<<<<
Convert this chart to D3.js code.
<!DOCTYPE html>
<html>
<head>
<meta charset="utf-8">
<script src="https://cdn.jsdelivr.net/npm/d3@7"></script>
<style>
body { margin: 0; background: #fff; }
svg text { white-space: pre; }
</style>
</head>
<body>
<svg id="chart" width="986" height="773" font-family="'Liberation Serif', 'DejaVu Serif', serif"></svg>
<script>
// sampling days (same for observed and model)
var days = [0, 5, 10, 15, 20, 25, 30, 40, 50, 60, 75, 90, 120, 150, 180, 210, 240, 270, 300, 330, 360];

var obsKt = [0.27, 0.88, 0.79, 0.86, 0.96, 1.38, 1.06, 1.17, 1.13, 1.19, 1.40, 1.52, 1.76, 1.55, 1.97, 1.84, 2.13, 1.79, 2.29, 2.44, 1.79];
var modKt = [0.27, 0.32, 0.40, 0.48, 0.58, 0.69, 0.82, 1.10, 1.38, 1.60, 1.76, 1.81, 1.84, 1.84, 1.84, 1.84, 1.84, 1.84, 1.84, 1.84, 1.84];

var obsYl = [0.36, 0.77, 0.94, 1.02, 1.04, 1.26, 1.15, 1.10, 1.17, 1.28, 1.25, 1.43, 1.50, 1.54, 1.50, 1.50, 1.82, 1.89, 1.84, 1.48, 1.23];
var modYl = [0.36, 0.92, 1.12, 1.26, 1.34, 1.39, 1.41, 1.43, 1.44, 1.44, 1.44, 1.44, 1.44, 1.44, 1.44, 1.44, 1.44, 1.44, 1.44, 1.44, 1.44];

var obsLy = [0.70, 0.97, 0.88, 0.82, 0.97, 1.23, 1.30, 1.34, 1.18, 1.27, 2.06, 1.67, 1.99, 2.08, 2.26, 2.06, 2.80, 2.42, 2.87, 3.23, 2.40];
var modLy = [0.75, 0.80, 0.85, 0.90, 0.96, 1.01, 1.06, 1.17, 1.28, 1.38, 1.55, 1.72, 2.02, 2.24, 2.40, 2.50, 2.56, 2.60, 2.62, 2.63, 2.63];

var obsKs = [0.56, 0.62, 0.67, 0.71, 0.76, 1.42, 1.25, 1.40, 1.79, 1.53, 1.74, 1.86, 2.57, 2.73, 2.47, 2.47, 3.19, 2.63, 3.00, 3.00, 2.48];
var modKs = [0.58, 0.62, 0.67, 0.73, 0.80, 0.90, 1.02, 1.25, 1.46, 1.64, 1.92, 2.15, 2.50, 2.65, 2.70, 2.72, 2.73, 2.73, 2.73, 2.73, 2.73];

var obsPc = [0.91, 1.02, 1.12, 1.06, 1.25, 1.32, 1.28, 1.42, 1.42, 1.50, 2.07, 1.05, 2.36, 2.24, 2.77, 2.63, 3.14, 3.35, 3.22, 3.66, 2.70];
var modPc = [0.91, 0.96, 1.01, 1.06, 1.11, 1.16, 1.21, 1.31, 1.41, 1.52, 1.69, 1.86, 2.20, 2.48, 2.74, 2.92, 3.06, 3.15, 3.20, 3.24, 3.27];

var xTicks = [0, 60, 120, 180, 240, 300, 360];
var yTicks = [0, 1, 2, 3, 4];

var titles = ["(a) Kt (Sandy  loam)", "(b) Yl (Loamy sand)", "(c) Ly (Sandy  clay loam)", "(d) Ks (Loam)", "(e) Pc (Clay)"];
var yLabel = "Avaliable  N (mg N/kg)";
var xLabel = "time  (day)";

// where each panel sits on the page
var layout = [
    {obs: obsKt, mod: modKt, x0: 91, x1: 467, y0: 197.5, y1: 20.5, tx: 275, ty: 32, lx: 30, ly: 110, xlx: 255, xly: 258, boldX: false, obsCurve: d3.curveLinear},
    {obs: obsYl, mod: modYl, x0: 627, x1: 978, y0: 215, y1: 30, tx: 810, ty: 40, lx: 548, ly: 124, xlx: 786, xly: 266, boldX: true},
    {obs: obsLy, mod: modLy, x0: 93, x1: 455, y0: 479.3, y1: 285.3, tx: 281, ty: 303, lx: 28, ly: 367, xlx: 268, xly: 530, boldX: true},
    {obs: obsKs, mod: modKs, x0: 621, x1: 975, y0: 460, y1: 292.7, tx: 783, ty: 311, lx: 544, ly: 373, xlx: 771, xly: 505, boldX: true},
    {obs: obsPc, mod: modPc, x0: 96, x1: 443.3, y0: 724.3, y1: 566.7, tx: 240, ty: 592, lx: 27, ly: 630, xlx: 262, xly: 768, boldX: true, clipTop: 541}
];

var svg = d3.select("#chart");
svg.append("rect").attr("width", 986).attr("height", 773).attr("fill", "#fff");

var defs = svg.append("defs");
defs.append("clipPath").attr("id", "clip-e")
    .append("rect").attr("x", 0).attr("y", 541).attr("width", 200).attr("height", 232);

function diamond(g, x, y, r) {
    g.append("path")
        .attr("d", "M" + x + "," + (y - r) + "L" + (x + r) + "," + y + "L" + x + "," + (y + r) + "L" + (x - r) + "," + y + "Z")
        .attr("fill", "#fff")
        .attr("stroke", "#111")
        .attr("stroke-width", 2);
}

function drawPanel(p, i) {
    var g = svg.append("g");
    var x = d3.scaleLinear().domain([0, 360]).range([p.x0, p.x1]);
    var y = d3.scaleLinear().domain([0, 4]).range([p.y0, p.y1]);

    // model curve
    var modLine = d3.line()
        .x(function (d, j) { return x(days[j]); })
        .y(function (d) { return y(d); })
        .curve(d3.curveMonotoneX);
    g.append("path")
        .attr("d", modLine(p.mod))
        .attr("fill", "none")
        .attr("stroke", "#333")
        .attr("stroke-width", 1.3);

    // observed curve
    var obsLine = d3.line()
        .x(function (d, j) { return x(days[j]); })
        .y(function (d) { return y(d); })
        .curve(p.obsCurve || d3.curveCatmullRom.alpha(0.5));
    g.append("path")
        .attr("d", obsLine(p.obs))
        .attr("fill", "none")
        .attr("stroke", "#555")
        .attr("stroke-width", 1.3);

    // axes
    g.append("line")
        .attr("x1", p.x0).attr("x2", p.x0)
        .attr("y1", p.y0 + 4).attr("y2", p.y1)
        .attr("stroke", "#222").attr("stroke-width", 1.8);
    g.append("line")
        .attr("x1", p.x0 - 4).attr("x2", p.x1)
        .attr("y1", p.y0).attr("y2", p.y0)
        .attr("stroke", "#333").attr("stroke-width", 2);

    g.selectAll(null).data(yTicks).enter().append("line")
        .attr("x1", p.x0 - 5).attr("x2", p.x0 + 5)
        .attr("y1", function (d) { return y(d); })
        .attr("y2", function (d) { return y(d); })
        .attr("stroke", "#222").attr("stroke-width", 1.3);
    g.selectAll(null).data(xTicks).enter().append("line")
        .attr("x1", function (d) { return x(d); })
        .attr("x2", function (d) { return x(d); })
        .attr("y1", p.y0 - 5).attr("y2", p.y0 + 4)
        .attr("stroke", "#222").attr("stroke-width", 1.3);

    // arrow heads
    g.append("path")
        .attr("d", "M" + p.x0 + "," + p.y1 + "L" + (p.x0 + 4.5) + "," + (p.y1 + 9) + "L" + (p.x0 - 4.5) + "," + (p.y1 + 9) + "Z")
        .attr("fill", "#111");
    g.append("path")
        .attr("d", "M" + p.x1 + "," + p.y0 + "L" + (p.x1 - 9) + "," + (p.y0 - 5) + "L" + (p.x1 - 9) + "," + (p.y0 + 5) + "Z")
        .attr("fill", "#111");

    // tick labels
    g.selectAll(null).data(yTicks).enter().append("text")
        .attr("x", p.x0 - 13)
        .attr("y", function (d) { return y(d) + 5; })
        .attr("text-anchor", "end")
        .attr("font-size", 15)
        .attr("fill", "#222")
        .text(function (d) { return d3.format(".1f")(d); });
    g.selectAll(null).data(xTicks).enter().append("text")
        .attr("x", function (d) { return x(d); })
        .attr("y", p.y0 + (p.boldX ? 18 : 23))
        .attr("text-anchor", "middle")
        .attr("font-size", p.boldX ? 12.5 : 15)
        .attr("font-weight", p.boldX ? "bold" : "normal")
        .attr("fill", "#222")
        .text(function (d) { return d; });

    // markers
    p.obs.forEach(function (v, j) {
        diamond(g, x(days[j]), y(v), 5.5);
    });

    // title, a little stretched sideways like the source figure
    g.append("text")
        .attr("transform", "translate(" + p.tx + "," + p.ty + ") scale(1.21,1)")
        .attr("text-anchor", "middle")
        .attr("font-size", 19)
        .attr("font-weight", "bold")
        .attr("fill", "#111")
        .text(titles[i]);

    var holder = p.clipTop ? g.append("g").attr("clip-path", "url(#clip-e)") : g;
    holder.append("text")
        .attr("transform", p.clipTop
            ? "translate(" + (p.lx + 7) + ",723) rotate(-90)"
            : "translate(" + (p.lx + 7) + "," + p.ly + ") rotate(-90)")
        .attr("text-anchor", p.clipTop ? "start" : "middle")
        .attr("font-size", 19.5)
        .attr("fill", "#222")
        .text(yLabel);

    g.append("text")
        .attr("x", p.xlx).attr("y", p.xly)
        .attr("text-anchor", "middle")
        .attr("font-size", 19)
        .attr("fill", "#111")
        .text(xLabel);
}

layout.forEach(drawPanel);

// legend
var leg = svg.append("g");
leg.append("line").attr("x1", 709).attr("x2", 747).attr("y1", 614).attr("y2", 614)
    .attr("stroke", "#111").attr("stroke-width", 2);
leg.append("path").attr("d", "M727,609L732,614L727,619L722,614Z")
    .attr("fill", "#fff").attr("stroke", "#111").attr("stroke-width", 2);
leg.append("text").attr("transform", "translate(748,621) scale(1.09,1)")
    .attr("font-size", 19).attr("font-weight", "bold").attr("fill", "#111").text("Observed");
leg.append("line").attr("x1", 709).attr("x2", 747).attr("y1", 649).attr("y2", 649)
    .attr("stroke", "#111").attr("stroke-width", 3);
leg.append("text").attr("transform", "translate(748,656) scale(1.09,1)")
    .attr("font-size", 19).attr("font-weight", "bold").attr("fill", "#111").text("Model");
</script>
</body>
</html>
>>>>
From the very first line of the data through the line with "3.20, 3.24, 3.27];" in it, please reproduce each line exactly and output nothing more.

■ **Written reply**:
Convert this chart to D3.js code.
<!DOCTYPE html>
<html>
<head>
<meta charset="utf-8">
<script src="https://cdn.jsdelivr.net/npm/d3@7"></script>
<style>
body { margin: 0; background: #fff; }
svg text { white-space: pre; }
</style>
</head>
<body>
<svg id="chart" width="986" height="773" font-family="'Liberation Serif', 'DejaVu Serif', serif"></svg>
<script>
// sampling days (same for observed and model)
var days = [0, 5, 10, 15, 20, 25, 30, 40, 50, 60, 75, 90, 120, 150, 180, 210, 240, 270, 300, 330, 360];

var obsKt = [0.27, 0.88, 0.79, 0.86, 0.96, 1.38, 1.06, 1.17, 1.13, 1.19, 1.40, 1.52, 1.76, 1.55, 1.97, 1.84, 2.13, 1.79, 2.29, 2.44, 1.79];
var modKt = [0.27, 0.32, 0.40, 0.48, 0.58, 0.69, 0.82, 1.10, 1.38, 1.60, 1.76, 1.81, 1.84, 1.84, 1.84, 1.84, 1.84, 1.84, 1.84, 1.84, 1.84];

var obsYl = [0.36, 0.77, 0.94, 1.02, 1.04, 1.26, 1.15, 1.10, 1.17, 1.28, 1.25, 1.43, 1.50, 1.54, 1.50, 1.50, 1.82, 1.89, 1.84, 1.48, 1.23];
var modYl = [0.36, 0.92, 1.12, 1.26, 1.34, 1.39, 1.41, 1.43, 1.44, 1.44, 1.44, 1.44, 1.44, 1.44, 1.44, 1.44, 1.44, 1.44, 1.44, 1.44, 1.44];

var obsLy = [0.70, 0.97, 0.88, 0.82, 0.97, 1.23, 1.30, 1.34, 1.18, 1.27, 2.06, 1.67, 1.99, 2.08, 2.26, 2.06, 2.80, 2.42, 2.87, 3.23, 2.40];
var modLy = [0.75, 0.80, 0.85, 0.90, 0.96, 1.01, 1.06, 1.17, 1.28, 1.38, 1.55, 1.72, 2.02, 2.24, 2.40, 2.50, 2.56, 2.60, 2.62, 2.63, 2.63];

var obsKs = [0.56, 0.62, 0.67, 0.71, 0.76, 1.42, 1.25, 1.40, 1.79, 1.53, 1.74, 1.86, 2.57, 2.73, 2.47, 2.47, 3.19, 2.63, 3.00, 3.00, 2.48];
var modKs = [0.58, 0.62, 0.67, 0.73, 0.80, 0.90, 1.02, 1.25, 1.46, 1.64, 1.92, 2.15, 2.50, 2.65, 2.70, 2.72, 2.73, 2.73, 2.73, 2.73, 2.73];

var obsPc = [0.91, 1.02, 1.12, 1.06, 1.25, 1.32, 1.28, 1.42, 1.42, 1.50, 2.07, 1.05, 2.36, 2.24, 2.77, 2.63, 3.14, 3.35, 3.22, 3.66, 2.70];
var modPc = [0.91, 0.96, 1.01, 1.06, 1.11, 1.16, 1.21, 1.31, 1.41, 1.52, 1.69, 1.86, 2.20, 2.48, 2.74, 2.92, 3.06, 3.15, 3.20, 3.24, 3.27];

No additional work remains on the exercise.